**Do this**
Search the data for the word "seaborn" and copy every line that contains it.

**Dataset extract**
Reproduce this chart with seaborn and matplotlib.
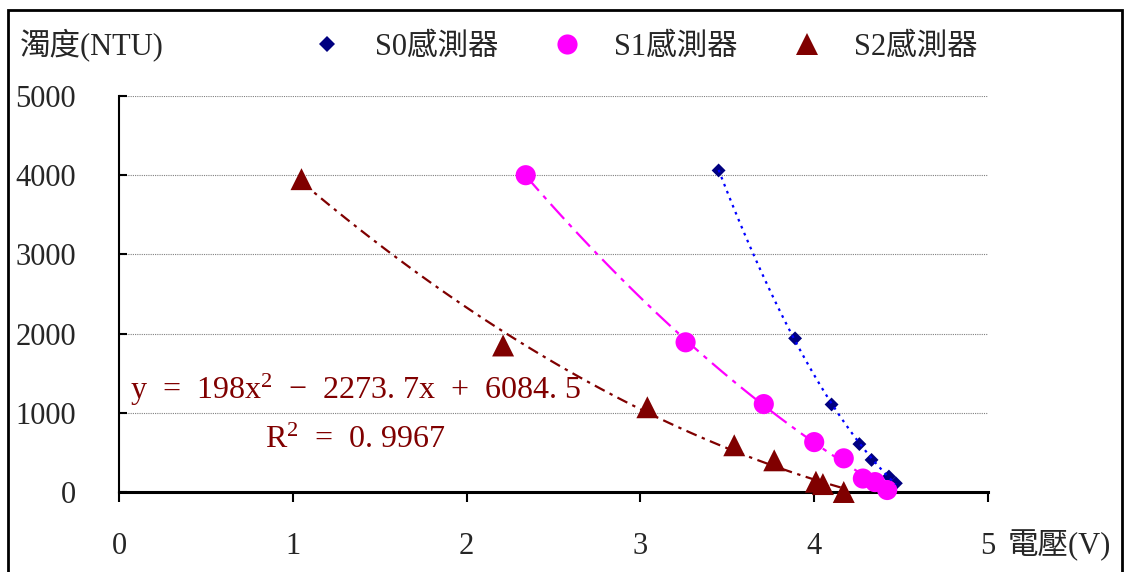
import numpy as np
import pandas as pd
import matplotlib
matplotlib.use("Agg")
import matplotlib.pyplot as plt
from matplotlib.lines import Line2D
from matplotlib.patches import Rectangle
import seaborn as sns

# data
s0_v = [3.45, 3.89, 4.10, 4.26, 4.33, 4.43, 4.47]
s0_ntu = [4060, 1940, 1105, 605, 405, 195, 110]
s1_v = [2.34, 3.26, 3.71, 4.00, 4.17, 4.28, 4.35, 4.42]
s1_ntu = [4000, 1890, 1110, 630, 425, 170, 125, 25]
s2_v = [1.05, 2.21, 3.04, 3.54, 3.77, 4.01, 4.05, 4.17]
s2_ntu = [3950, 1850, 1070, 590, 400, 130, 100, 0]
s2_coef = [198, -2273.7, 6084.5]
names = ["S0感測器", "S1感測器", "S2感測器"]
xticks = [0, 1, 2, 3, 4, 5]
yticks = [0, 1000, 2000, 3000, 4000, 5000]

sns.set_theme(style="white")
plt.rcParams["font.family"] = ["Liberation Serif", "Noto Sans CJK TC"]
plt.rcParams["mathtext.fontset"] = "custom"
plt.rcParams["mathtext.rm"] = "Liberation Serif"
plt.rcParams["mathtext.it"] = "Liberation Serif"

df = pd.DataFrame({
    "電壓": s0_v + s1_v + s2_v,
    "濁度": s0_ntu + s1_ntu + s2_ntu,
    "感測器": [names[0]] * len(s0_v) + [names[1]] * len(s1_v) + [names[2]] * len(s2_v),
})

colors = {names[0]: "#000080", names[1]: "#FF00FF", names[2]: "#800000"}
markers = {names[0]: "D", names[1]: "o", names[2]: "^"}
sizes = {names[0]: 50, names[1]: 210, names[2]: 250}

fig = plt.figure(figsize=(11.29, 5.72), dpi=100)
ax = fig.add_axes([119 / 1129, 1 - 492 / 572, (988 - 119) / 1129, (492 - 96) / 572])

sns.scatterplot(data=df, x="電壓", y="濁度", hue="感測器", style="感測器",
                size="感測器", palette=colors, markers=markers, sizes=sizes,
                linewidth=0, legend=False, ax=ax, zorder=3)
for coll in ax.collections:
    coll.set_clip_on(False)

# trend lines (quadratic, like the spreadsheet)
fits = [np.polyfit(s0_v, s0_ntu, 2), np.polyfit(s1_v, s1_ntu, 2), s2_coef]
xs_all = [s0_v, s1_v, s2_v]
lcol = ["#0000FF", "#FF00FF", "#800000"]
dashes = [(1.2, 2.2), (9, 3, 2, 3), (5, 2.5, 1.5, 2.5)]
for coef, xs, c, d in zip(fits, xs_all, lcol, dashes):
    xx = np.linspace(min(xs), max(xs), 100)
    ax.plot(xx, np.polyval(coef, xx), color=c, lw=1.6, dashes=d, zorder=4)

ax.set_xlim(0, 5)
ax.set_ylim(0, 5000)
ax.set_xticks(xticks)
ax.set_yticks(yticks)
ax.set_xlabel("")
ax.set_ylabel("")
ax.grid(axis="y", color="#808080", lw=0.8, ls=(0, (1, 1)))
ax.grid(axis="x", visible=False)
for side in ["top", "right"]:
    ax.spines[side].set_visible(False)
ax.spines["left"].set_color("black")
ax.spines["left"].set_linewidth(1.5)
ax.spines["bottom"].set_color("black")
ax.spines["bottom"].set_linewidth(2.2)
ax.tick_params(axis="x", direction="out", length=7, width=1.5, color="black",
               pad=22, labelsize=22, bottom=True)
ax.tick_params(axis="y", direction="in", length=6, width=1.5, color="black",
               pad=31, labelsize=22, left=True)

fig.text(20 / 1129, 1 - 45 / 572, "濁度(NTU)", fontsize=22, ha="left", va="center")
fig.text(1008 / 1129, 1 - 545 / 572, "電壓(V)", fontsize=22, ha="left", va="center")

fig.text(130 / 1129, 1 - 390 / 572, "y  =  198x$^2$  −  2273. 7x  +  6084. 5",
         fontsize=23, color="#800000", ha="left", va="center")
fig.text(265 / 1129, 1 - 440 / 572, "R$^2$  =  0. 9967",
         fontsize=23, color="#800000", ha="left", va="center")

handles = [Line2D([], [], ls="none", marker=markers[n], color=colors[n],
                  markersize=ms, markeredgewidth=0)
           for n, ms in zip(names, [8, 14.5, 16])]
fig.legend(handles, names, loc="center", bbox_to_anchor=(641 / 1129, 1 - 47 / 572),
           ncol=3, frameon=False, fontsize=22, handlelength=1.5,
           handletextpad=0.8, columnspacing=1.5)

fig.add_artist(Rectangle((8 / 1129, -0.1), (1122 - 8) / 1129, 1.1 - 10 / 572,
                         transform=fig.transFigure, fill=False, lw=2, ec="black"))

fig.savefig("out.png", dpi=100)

**Response to this exercise**
Reproduce this chart with seaborn and matplotlib.
import seaborn as sns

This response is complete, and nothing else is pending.